President Donald Trump on Thursday quietly issued a memo granting Defense Secretary Mark Esper the power to abolish collective bargaining rights for the Defense Department’s 750,000 civilian workers, a move unions decried as part of the administration’s far-reaching assault on organized labor.
The American Federation of Government Employees (AFGE) condemned the memo, which was published in the Federal Register (pdf) Thursday, as “a travesty and a disgrace.”
The memo argues that a unionized Defense Department workforce could pose a threat to “national security” and that, if necessary, collective bargaining rights at the department should be scrapped in the interest of “protecting the American people.”
“When new missions emerge or existing ones evolve, the Department of Defense requires maximum flexibility to respond to threats,” the memo states. “This flexibility requires that military and civilian leadership manage their organizations to cultivate a lethal, agile force adaptive to new technologies and posture changes.”
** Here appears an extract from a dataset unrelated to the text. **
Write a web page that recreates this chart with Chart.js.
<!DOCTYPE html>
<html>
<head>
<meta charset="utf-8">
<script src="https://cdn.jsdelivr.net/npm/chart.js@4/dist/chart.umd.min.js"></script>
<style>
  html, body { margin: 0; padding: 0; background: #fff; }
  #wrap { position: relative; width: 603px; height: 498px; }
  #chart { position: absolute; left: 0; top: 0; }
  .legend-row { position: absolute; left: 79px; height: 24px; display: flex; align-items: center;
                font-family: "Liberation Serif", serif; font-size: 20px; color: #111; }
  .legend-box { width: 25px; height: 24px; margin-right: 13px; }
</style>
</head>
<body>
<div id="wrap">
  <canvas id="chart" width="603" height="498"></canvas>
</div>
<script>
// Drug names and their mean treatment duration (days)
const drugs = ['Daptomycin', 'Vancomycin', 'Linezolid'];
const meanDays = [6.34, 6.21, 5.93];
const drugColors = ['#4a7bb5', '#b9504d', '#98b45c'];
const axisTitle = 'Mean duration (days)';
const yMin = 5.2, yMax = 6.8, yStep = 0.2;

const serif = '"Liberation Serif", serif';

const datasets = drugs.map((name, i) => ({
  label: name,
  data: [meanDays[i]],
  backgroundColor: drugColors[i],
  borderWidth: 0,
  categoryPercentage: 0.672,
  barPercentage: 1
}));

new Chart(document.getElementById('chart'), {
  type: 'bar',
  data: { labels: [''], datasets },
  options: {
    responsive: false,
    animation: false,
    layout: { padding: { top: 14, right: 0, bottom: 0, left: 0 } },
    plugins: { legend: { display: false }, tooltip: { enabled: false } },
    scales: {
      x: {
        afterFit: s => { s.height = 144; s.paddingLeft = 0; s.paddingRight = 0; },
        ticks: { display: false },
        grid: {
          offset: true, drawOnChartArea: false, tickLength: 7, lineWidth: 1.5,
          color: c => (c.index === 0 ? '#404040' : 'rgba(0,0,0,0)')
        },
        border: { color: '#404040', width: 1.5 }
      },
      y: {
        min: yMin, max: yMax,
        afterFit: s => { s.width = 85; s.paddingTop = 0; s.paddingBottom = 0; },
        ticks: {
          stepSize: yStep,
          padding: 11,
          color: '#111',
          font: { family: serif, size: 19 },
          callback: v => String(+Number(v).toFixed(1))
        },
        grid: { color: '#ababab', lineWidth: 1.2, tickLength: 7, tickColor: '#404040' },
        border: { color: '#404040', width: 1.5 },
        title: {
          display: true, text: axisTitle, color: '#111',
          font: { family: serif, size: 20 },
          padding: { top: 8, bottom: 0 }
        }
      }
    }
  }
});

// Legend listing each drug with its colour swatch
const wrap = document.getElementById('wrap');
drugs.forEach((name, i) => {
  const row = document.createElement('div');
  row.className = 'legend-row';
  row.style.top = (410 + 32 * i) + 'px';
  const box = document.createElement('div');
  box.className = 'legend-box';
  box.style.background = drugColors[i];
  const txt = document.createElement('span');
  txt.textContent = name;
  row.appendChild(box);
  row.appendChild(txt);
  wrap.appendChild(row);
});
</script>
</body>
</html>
“Where collective bargaining is incompatible with these organizations’ missions,” the memo continues, “the Department of Defense should not be forced to sacrifice its national security mission and, instead, seek relief through third parties and administrative fora.”
It is unclear whether or how Esper intends to act on his legal authority.
Larry Mishel, distinguished fellow at the Economic Policy Institute, called the White House’s justification for ending collective bargaining rights at the Defense Department “atrocious.”
The existence of the memo, which Trump signed on Jan. 29, was first reported by Government Executive earlier this month.
The outlet noted that “the Civil Service Reform Act of 1978 includes a provision allowing the president to issue an order excluding agencies and agency subcomponents from collective bargaining rules if the rules ‘cannot be applied to that agency or subdivision in a manner consistent with national security requirements.’”
Everett Kelley, AFGE’s national secretary-treasurer, said in a statement that denying Defense Department employees “the collective bargaining rights guaranteed to them by law since 1962 would be a travesty—and doing it under the guise of ‘national security’ would be a disgrace to the sacred oath and obligation that all federal workers make to their country.”